Requirement
Copy, exactly as written, the lines that begin at the one containing "What React, TypeScript" and end at the one containing "const apdLower = [14.1, 18.1, 35.9, 41.6, 44.6, 52.3, 48.7];". Skip any pictures in the data below.

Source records
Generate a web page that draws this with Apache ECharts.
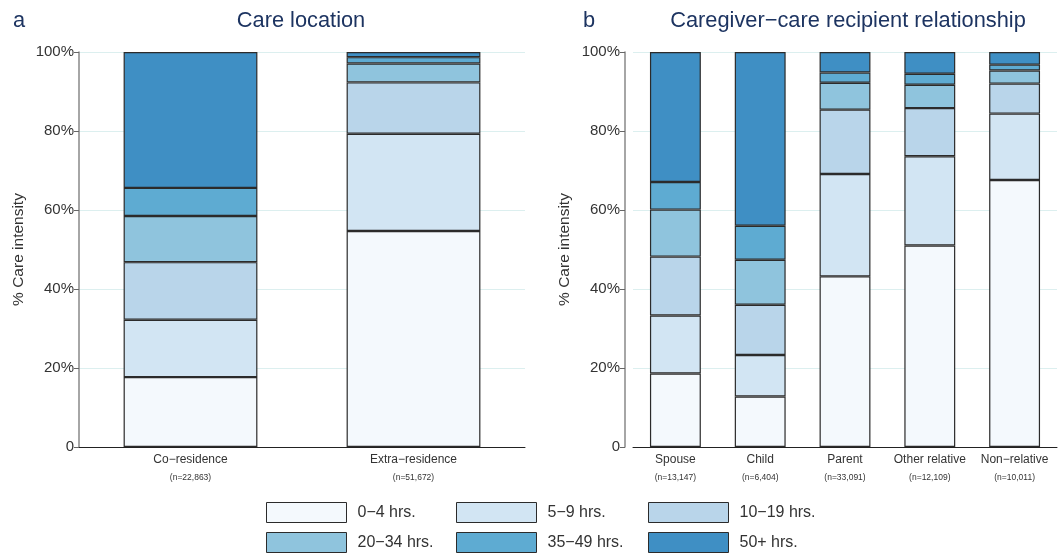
<!DOCTYPE html>
<html><head><meta charset="utf-8">
<script src="https://cdn.jsdelivr.net/npm/echarts@6/dist/echarts.min.js"></script>
<style>html,body{margin:0;padding:0;background:#fff}#c{width:1059px;height:554px}</style>
</head><body><div id="c"></div>
<script>
const hourBands = ['0−4 hrs.', '5−9 hrs.', '10−19 hrs.', '20−34 hrs.', '35−49 hrs.', '50+ hrs.'];
const bandColors = ['#f4f9fd', '#d2e5f3', '#b9d5ea', '#8fc4dd', '#5eabd2', '#3f8fc4'];

const locationCats = ['Co−residence', 'Extra−residence'];
const locationN = ['22,863', '51,672'];
const loc_0_4   = [17.7, 54.7];
const loc_5_9   = [14.5, 24.6];
const loc_10_19 = [14.6, 13.0];
const loc_20_34 = [11.7, 4.8];
const loc_35_49 = [7.1, 1.6];
const loc_50p   = [34.4, 1.3];

const relationCats = ['Spouse', 'Child', 'Parent', 'Other relative', 'Non−relative'];
const relationN = ['13,147', '6,404', '33,091', '12,109', '10,011'];
const rel_0_4   = [18.6, 12.8, 43.2, 51.0, 67.6];
const rel_5_9   = [14.7, 10.5, 25.9, 22.6, 16.8];
const rel_10_19 = [14.9, 12.7, 16.3, 12.2, 7.6];
const rel_20_34 = [11.9, 11.4, 6.8, 5.9, 3.3];
const rel_35_49 = [7.0, 8.6, 2.6, 2.8, 1.5];
const rel_50p   = [32.9, 44.0, 5.2, 5.5, 3.2];

const yTicks = [0, 20, 40, 60, 80, 100];

const locSeries = [loc_0_4, loc_5_9, loc_10_19, loc_20_34, loc_35_49, loc_50p];
const relSeries = [rel_0_4, rel_5_9, rel_10_19, rel_20_34, rel_35_49, rel_50p];

const FONT = 'Liberation Sans, Arial, sans-serif';
const navy = '#1d3461';

function xAxisDef(gridIndex, cats, ns) {
  return {
    type: 'category', gridIndex, data: cats.map((c, i) => c + '\n' + '(n=' + ns[i] + ')'),
    axisLine: { lineStyle: { color: '#222', width: 1 } },
    axisTick: { show: false },
    axisLabel: {
      interval: 0, margin: 4, fontFamily: FONT,
      formatter: function (v) { const p = v.split('\n'); return '{a|' + p[0] + '}\n{b|' + p[1] + '}'; },
      rich: {
        a: { fontSize: 12, color: '#333', fontFamily: FONT, lineHeight: 18 },
        b: { fontSize: 8.5, color: '#333', fontFamily: FONT, lineHeight: 18 }
      }
    }
  };
}
function yAxisDef(gridIndex, offset) {
  return {
    type: 'value', gridIndex, min: 0, max: 100, interval: 20, offset: offset,
    name: '% Care intensity', nameLocation: 'middle', nameGap: 52, nameRotate: 90,
    nameTextStyle: { fontSize: 15.5, color: '#333', fontFamily: FONT },
    axisLine: { show: true, lineStyle: { color: '#888', width: 1.5 } },
    axisTick: { show: true, length: 5, lineStyle: { color: '#666' } },
    axisLabel: { fontSize: 15, color: '#333', fontFamily: FONT, margin: 5,
      formatter: v => (yTicks.includes(v) ? (v === 0 ? '0' : v + '%') : '') },
    splitLine: { show: true, lineStyle: { color: '#dcefef', width: 1 } }
  };
}

const series = [];
hourBands.forEach((name, i) => {
  const base = {
    name, type: 'bar', barWidth: '60%',
    itemStyle: { color: bandColors[i], borderColor: '#2b2b2b', borderWidth: 1.2 },
    emphasis: { disabled: true }
  };
  series.push(Object.assign({}, base, { xAxisIndex: 0, yAxisIndex: 0, stack: 'loc', data: locSeries[i] }));
  series.push(Object.assign({}, base, { xAxisIndex: 1, yAxisIndex: 1, stack: 'rel', data: relSeries[i] }));
});

const legendCols = [[0, 3], [1, 4], [2, 5]];
const legendLefts = [266, 456, 648];
const legends = legendCols.map((col, k) => ({
  data: col.map(i => ({ name: hourBands[i], icon: 'rect' })), orient: 'vertical', left: legendLefts[k], top: 502,
  padding: 0, itemWidth: 80, itemHeight: 20, itemGap: 9, selectedMode: false,
  itemStyle: { borderColor: '#2b2b2b', borderWidth: 1 },
  textStyle: { fontSize: 16, color: '#333', fontFamily: FONT, padding: [0, 0, 0, 6] }
}));

const titleStyle = { fontSize: 21.8, fontWeight: 'normal', color: navy, fontFamily: FONT };
const chart = echarts.init(document.getElementById('c'), null, { renderer: 'canvas' });
chart.setOption({
  animation: false,
  backgroundColor: '#fff',
  title: [
    { text: 'a', left: 8, top: 5, textStyle: titleStyle },
    { text: 'Care location', left: 296, top: 5, textAlign: 'center', textStyle: titleStyle },
    { text: 'b', left: 578, top: 5, textStyle: titleStyle },
    { text: 'Caregiver−care recipient relationship', left: 843, top: 5, textAlign: 'center', textStyle: titleStyle }
  ],
  legend: legends,
  grid: [
    { left: 79, top: 52, width: 446, height: 395 },
    { left: 633, top: 52, width: 424, height: 395 }
  ],
  xAxis: [xAxisDef(0, locationCats, locationN), xAxisDef(1, relationCats, relationN)],
  yAxis: [yAxisDef(0, 0), yAxisDef(1, 8)],
  series
});
</script></body></html>
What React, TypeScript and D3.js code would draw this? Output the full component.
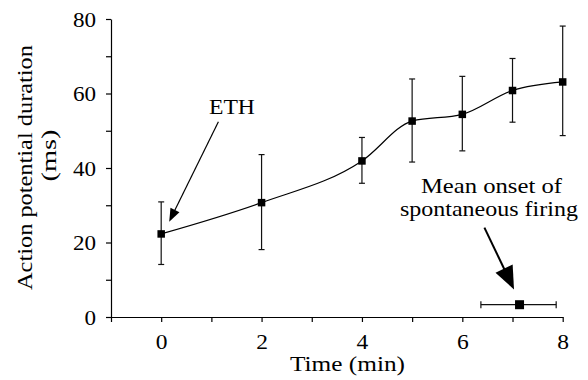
import * as d3 from "d3";
import { useEffect, useRef } from "react";

// time points (min) and action potential duration (ms)
const times = [0, 2, 4, 5, 6, 7, 8];
const apdMean = [22.3, 30.7, 41.9, 52.6, 54.4, 60.8, 63.1];
const apdUpper = [30.9, 43.6, 48.2, 63.9, 64.6, 69.4, 78.1];
const apdLower = [14.1, 18.1, 35.9, 41.6, 44.6, 52.3, 48.7];

// mean onset of spontaneous firing (min), drawn near the baseline
const onsetMean = [7.14];
const onsetLow = [6.37];
const onsetHigh = [7.87];
const onsetLevel = [3.3];

const xTicks = [-1, 0, 1, 2, 3, 4, 5, 6, 7, 8];
const xTickLabels = [0, 2, 4, 6, 8];
const yTicks = [0, 10, 20, 30, 40, 50, 60, 70, 80];
const yTickLabels = [0, 20, 40, 60, 80];

const FONT = "Liberation Serif, Times New Roman, Times, serif";

export default function App() {
  const ref = useRef<SVGSVGElement | null>(null);

  useEffect(() => {
    if (!ref.current) return;
    const svg = d3.select(ref.current);
    svg.selectAll("*").remove();

    const x = d3.scaleLinear().domain([-1, 8]).range([111, 562.7]);
    const y = d3.scaleLinear().domain([0, 80]).range([317, 19]);

    // axes
    const xAxis = svg
      .append("g")
      .attr("transform", `translate(0,${y(0)})`)
      .call(
        d3
          .axisBottom(x)
          .tickValues(xTicks)
          .tickSize(5)
          .tickSizeOuter(0)
          .tickFormat((d) => (xTickLabels.includes(+d) ? String(d) : ""))
      );
    const yAxis = svg
      .append("g")
      .attr("transform", `translate(${x(-1)},0)`)
      .call(
        d3
          .axisLeft(y)
          .tickValues(yTicks)
          .tickSize(5)
          .tickSizeOuter(0)
          .tickFormat((d) => (yTickLabels.includes(+d) ? String(d) : ""))
      );

    [xAxis, yAxis].forEach((g) => {
      g.attr("font-family", null).attr("font-size", null);
      g.select(".domain").attr("stroke", "#000").attr("stroke-width", 1.2);
      g.selectAll(".tick line").attr("stroke", "#000").attr("stroke-width", 1.2);
      g.selectAll(".tick text")
        .style("font-family", FONT)
        .style("font-size", "21px")
        .attr("fill", "#000");
    });
    xAxis
      .selectAll(".tick text")
      .attr("y", 0)
      .attr("dy", 0)
      .attr("transform", "translate(0,32) scale(1.12,1)");
    yAxis
      .selectAll(".tick text")
      .attr("x", 0)
      .attr("dy", "0.34em")
      .attr("transform", "translate(-15,0) scale(1.1,1)");

    const text = (s: string, transform: string, len: number) =>
      svg
        .append("text")
        .attr("transform", transform)
        .attr("text-anchor", "middle")
        .style("font-family", FONT)
        .style("font-size", "21px")
        .attr("textLength", len)
        .attr("lengthAdjust", "spacingAndGlyphs")
        .text(s);

    // axis titles
    text("Time (min)", "translate(347.5,370.5)", 115);
    text("Action potential duration", "translate(31.5,167.5) rotate(-90)", 245);
    text("(ms)", "translate(55.5,155.5) rotate(-90)", 52);

    const data = times.map((t, i) => ({
      t,
      m: apdMean[i],
      hi: apdUpper[i],
      lo: apdLower[i],
    }));

    // smooth line through the means
    const line = d3
      .line<{ t: number; m: number }>()
      .x((d) => x(d.t))
      .y((d) => y(d.m))
      .curve(d3.curveMonotoneX);
    svg
      .append("path")
      .datum(data)
      .attr("d", line)
      .attr("fill", "none")
      .attr("stroke", "#000")
      .attr("stroke-width", 1.2);

    // error bars
    const cap = 3;
    const eb = svg.append("g").attr("stroke", "#111").attr("stroke-width", 1.2);
    data.forEach((d) => {
      eb.append("line")
        .attr("x1", x(d.t))
        .attr("x2", x(d.t))
        .attr("y1", y(d.lo))
        .attr("y2", y(d.hi));
      [d.lo, d.hi].forEach((v) => {
        eb.append("line")
          .attr("x1", x(d.t) - cap)
          .attr("x2", x(d.t) + cap)
          .attr("y1", y(v))
          .attr("y2", y(v));
      });
    });

    // square markers
    const sq = 7.5;
    svg
      .append("g")
      .selectAll("rect")
      .data(data)
      .enter()
      .append("rect")
      .attr("x", (d) => x(d.t) - sq / 2)
      .attr("y", (d) => y(d.m) - sq / 2)
      .attr("width", sq)
      .attr("height", sq)
      .attr("fill", "#000");

    // onset marker with horizontal error bar
    const oy = y(onsetLevel[0]);
    eb.append("line")
      .attr("x1", x(onsetLow[0]))
      .attr("x2", x(onsetHigh[0]))
      .attr("y1", oy)
      .attr("y2", oy);
    [onsetLow[0], onsetHigh[0]].forEach((v) => {
      eb.append("line")
        .attr("x1", x(v))
        .attr("x2", x(v))
        .attr("y1", oy - 3.5)
        .attr("y2", oy + 3.5);
    });
    const osq = 9;
    svg
      .append("rect")
      .attr("x", x(onsetMean[0]) - osq / 2)
      .attr("y", oy - osq / 2)
      .attr("width", osq)
      .attr("height", osq)
      .attr("fill", "#000");

    // arrows
    const arrow = (
      from: [number, number],
      to: [number, number],
      headLen: number,
      headHalf: number,
      width: number
    ) => {
      const x1 = x(from[0]);
      const y1 = y(from[1]);
      const x2 = x(to[0]);
      const y2 = y(to[1]);
      const dx = x2 - x1;
      const dy = y2 - y1;
      const len = Math.hypot(dx, dy);
      const ux = dx / len;
      const uy = dy / len;
      const bx = x2 - ux * headLen;
      const by = y2 - uy * headLen;
      svg
        .append("line")
        .attr("x1", x1)
        .attr("y1", y1)
        .attr("x2", bx + ux * 2)
        .attr("y2", by + uy * 2)
        .attr("stroke", "#000")
        .attr("stroke-width", width);
      svg
        .append("polygon")
        .attr(
          "points",
          [
            [x2, y2],
            [bx - uy * headHalf, by + ux * headHalf],
            [bx + uy * headHalf, by - ux * headHalf],
          ]
            .map((p) => p.join(","))
            .join(" ")
        )
        .attr("fill", "#000");
    };

    arrow([1.14, 52.4], [0.16, 25.6], 13, 5, 1.2);
    arrow([6.44, 24.0], [7.03, 7.4], 23, 9.5, 2);

    // annotation texts
    const label = (tx: number, ty: number, s: string, len: number) =>
      text(s, `translate(${x(tx)},${y(ty)})`, len);
    label(1.41, 54.5, "ETH", 46);
    label(6.58, 33.3, "Mean onset of", 141);
    label(6.53, 27.1, "spontaneous firing", 178);
  }, []);

  return (
    <div>
      <svg
        ref={ref}
        width={588}
        height={380}
        style={{ position: "absolute", left: 0, top: 0, background: "#fff" }}
      ></svg>
    </div>
  );
}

Full answer
What React, TypeScript and D3.js code would draw this? Output the full component.
import * as d3 from "d3";
import { useEffect, useRef } from "react";

// time points (min) and action potential duration (ms)
const times = [0, 2, 4, 5, 6, 7, 8];
const apdMean = [22.3, 30.7, 41.9, 52.6, 54.4, 60.8, 63.1];
const apdUpper = [30.9, 43.6, 48.2, 63.9, 64.6, 69.4, 78.1];
const apdLower = [14.1, 18.1, 35.9, 41.6, 44.6, 52.3, 48.7];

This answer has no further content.